*Problem to work on:*
Every line of the material is to be quoted verbatim, minus the pictures.

━━━ Supplied material ━━━

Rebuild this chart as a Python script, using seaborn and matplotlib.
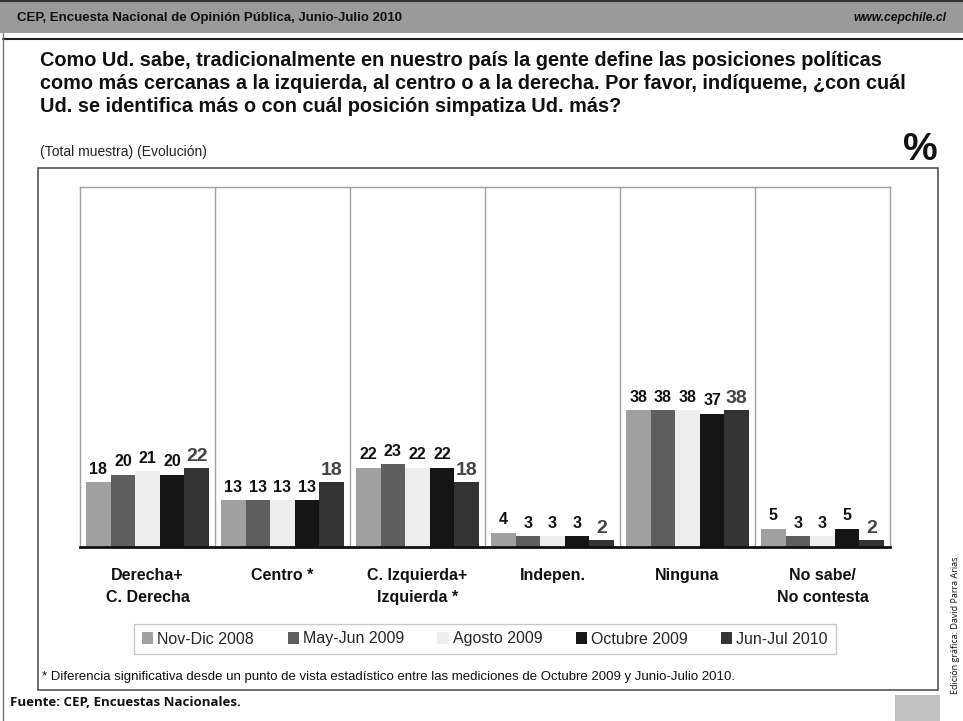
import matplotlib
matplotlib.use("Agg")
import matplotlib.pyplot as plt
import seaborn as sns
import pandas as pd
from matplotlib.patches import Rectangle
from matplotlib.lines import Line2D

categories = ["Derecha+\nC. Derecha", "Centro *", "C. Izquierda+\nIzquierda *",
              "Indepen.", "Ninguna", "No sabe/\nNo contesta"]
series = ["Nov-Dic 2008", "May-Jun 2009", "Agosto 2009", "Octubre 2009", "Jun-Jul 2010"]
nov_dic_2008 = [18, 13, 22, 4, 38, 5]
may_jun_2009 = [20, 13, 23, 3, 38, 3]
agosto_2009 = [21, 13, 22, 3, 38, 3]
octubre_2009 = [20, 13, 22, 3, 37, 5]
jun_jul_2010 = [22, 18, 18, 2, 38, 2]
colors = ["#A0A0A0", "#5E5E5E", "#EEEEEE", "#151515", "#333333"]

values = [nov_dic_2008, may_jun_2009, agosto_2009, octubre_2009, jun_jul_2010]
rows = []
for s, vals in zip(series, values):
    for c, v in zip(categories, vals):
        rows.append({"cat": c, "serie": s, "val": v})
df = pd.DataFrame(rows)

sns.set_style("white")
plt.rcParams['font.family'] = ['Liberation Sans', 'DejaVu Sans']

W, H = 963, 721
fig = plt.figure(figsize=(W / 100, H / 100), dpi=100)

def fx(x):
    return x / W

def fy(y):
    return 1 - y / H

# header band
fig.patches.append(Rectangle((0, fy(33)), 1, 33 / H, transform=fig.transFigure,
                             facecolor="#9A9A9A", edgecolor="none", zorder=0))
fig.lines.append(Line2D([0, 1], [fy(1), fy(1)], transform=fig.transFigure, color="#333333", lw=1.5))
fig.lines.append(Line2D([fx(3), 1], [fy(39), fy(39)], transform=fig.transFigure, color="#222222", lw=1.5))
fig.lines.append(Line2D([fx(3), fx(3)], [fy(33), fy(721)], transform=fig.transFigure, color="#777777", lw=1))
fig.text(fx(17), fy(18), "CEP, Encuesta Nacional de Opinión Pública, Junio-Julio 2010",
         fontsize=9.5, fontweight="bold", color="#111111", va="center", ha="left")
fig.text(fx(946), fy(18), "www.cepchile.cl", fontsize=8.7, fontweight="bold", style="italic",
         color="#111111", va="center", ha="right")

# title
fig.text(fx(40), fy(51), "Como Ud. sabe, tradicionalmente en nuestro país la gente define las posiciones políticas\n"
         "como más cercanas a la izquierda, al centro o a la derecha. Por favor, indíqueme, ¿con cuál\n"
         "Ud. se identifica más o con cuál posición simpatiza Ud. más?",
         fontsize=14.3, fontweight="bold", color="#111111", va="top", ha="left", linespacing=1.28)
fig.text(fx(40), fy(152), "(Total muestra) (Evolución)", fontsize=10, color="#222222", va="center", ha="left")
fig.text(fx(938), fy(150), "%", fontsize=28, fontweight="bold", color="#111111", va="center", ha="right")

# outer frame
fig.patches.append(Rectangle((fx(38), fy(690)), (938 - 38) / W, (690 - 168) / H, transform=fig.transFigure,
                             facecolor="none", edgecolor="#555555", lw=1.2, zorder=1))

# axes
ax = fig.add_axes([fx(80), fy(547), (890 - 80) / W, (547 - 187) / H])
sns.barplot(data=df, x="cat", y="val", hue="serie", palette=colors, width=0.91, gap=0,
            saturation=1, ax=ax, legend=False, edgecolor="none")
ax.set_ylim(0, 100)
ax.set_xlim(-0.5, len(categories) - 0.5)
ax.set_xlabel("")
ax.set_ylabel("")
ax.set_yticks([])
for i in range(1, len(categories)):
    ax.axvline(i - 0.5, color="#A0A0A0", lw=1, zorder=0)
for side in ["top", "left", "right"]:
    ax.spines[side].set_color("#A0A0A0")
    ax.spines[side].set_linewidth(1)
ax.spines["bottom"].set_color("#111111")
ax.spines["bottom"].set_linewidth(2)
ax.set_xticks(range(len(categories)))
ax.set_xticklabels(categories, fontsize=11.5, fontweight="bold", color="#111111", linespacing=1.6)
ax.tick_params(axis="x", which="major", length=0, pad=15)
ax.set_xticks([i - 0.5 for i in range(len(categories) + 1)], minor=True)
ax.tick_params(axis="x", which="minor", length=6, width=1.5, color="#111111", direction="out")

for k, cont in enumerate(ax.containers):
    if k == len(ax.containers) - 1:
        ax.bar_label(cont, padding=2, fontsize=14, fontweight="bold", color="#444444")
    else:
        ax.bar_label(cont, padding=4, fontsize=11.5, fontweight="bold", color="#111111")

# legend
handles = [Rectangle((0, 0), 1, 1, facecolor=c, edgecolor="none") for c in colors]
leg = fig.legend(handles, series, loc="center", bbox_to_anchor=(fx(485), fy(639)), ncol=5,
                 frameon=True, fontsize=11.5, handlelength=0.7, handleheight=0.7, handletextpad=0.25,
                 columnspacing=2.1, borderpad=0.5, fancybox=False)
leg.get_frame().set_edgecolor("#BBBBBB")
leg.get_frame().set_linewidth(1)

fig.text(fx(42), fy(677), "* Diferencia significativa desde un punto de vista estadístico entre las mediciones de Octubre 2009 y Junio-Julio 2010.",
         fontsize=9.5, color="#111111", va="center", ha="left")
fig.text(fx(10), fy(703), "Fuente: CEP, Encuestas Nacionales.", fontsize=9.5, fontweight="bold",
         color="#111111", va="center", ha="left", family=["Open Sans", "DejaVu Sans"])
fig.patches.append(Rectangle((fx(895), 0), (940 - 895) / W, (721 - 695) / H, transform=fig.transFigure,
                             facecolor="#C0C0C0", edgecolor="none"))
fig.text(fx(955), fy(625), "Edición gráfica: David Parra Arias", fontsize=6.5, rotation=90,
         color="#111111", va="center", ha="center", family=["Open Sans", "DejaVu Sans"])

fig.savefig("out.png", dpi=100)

━━━

*Written answer:*
Rebuild this chart as a Python script, using seaborn and matplotlib.
import matplotlib
matplotlib.use("Agg")
import matplotlib.pyplot as plt
import seaborn as sns
import pandas as pd
from matplotlib.patches import Rectangle
from matplotlib.lines import Line2D

categories = ["Derecha+\nC. Derecha", "Centro *", "C. Izquierda+\nIzquierda *",
              "Indepen.", "Ninguna", "No sabe/\nNo contesta"]
series = ["Nov-Dic 2008", "May-Jun 2009", "Agosto 2009", "Octubre 2009", "Jun-Jul 2010"]
nov_dic_2008 = [18, 13, 22, 4, 38, 5]
may_jun_2009 = [20, 13, 23, 3, 38, 3]
agosto_2009 = [21, 13, 22, 3, 38, 3]
octubre_2009 = [20, 13, 22, 3, 37, 5]
jun_jul_2010 = [22, 18, 18, 2, 38, 2]
colors = ["#A0A0A0", "#5E5E5E", "#EEEEEE", "#151515", "#333333"]

values = [nov_dic_2008, may_jun_2009, agosto_2009, octubre_2009, jun_jul_2010]
rows = []
for s, vals in zip(series, values):
    for c, v in zip(categories, vals):
        rows.append({"cat": c, "serie": s, "val": v})
df = pd.DataFrame(rows)

sns.set_style("white")
plt.rcParams['font.family'] = ['Liberation Sans', 'DejaVu Sans']

W, H = 963, 721
fig = plt.figure(figsize=(W / 100, H / 100), dpi=100)

def fx(x):
    return x / W

def fy(y):
    return 1 - y / H

# header band
fig.patches.append(Rectangle((0, fy(33)), 1, 33 / H, transform=fig.transFigure,
                             facecolor="#9A9A9A", edgecolor="none", zorder=0))
fig.lines.append(Line2D([0, 1], [fy(1), fy(1)], transform=fig.transFigure, color="#333333", lw=1.5))
fig.lines.append(Line2D([fx(3), 1], [fy(39), fy(39)], transform=fig.transFigure, color="#222222", lw=1.5))
fig.lines.append(Line2D([fx(3), fx(3)], [fy(33), fy(721)], transform=fig.transFigure, color="#777777", lw=1))
fig.text(fx(17), fy(18), "CEP, Encuesta Nacional de Opinión Pública, Junio-Julio 2010",
         fontsize=9.5, fontweight="bold", color="#111111", va="center", ha="left")
fig.text(fx(946), fy(18), "www.cepchile.cl", fontsize=8.7, fontweight="bold", style="italic",
         color="#111111", va="center", ha="right")

# title
fig.text(fx(40), fy(51), "Como Ud. sabe, tradicionalmente en nuestro país la gente define las posiciones políticas\n"
         "como más cercanas a la izquierda, al centro o a la derecha. Por favor, indíqueme, ¿con cuál\n"
         "Ud. se identifica más o con cuál posición simpatiza Ud. más?",
         fontsize=14.3, fontweight="bold", color="#111111", va="top", ha="left", linespacing=1.28)
fig.text(fx(40), fy(152), "(Total muestra) (Evolución)", fontsize=10, color="#222222", va="center", ha="left")
fig.text(fx(938), fy(150), "%", fontsize=28, fontweight="bold", color="#111111", va="center", ha="right")

# outer frame
fig.patches.append(Rectangle((fx(38), fy(690)), (938 - 38) / W, (690 - 168) / H, transform=fig.transFigure,
                             facecolor="none", edgecolor="#555555", lw=1.2, zorder=1))

# axes
ax = fig.add_axes([fx(80), fy(547), (890 - 80) / W, (547 - 187) / H])
sns.barplot(data=df, x="cat", y="val", hue="serie", palette=colors, width=0.91, gap=0,
            saturation=1, ax=ax, legend=False, edgecolor="none")
ax.set_ylim(0, 100)
ax.set_xlim(-0.5, len(categories) - 0.5)
ax.set_xlabel("")
ax.set_ylabel("")
ax.set_yticks([])
for i in range(1, len(categories)):
    ax.axvline(i - 0.5, color="#A0A0A0", lw=1, zorder=0)
for side in ["top", "left", "right"]:
    ax.spines[side].set_color("#A0A0A0")
    ax.spines[side].set_linewidth(1)
ax.spines["bottom"].set_color("#111111")
ax.spines["bottom"].set_linewidth(2)
ax.set_xticks(range(len(categories)))
ax.set_xticklabels(categories, fontsize=11.5, fontweight="bold", color="#111111", linespacing=1.6)
ax.tick_params(axis="x", which="major", length=0, pad=15)
ax.set_xticks([i - 0.5 for i in range(len(categories) + 1)], minor=True)
ax.tick_params(axis="x", which="minor", length=6, width=1.5, color="#111111", direction="out")

for k, cont in enumerate(ax.containers):
    if k == len(ax.containers) - 1:
        ax.bar_label(cont, padding=2, fontsize=14, fontweight="bold", color="#444444")
    else:
        ax.bar_label(cont, padding=4, fontsize=11.5, fontweight="bold", color="#111111")

# legend
handles = [Rectangle((0, 0), 1, 1, facecolor=c, edgecolor="none") for c in colors]
leg = fig.legend(handles, series, loc="center", bbox_to_anchor=(fx(485), fy(639)), ncol=5,
                 frameon=True, fontsize=11.5, handlelength=0.7, handleheight=0.7, handletextpad=0.25,
                 columnspacing=2.1, borderpad=0.5, fancybox=False)
leg.get_frame().set_edgecolor("#BBBBBB")
leg.get_frame().set_linewidth(1)

fig.text(fx(42), fy(677), "* Diferencia significativa desde un punto de vista estadístico entre las mediciones de Octubre 2009 y Junio-Julio 2010.",
         fontsize=9.5, color="#111111", va="center", ha="left")
fig.text(fx(10), fy(703), "Fuente: CEP, Encuestas Nacionales.", fontsize=9.5, fontweight="bold",
         color="#111111", va="center", ha="left", family=["Open Sans", "DejaVu Sans"])
fig.patches.append(Rectangle((fx(895), 0), (940 - 895) / W, (721 - 695) / H, transform=fig.transFigure,
                             facecolor="#C0C0C0", edgecolor="none"))
fig.text(fx(955), fy(625), "Edición gráfica: David Parra Arias", fontsize=6.5, rotation=90,
         color="#111111", va="center", ha="center", family=["Open Sans", "DejaVu Sans"])

fig.savefig("out.png", dpi=100)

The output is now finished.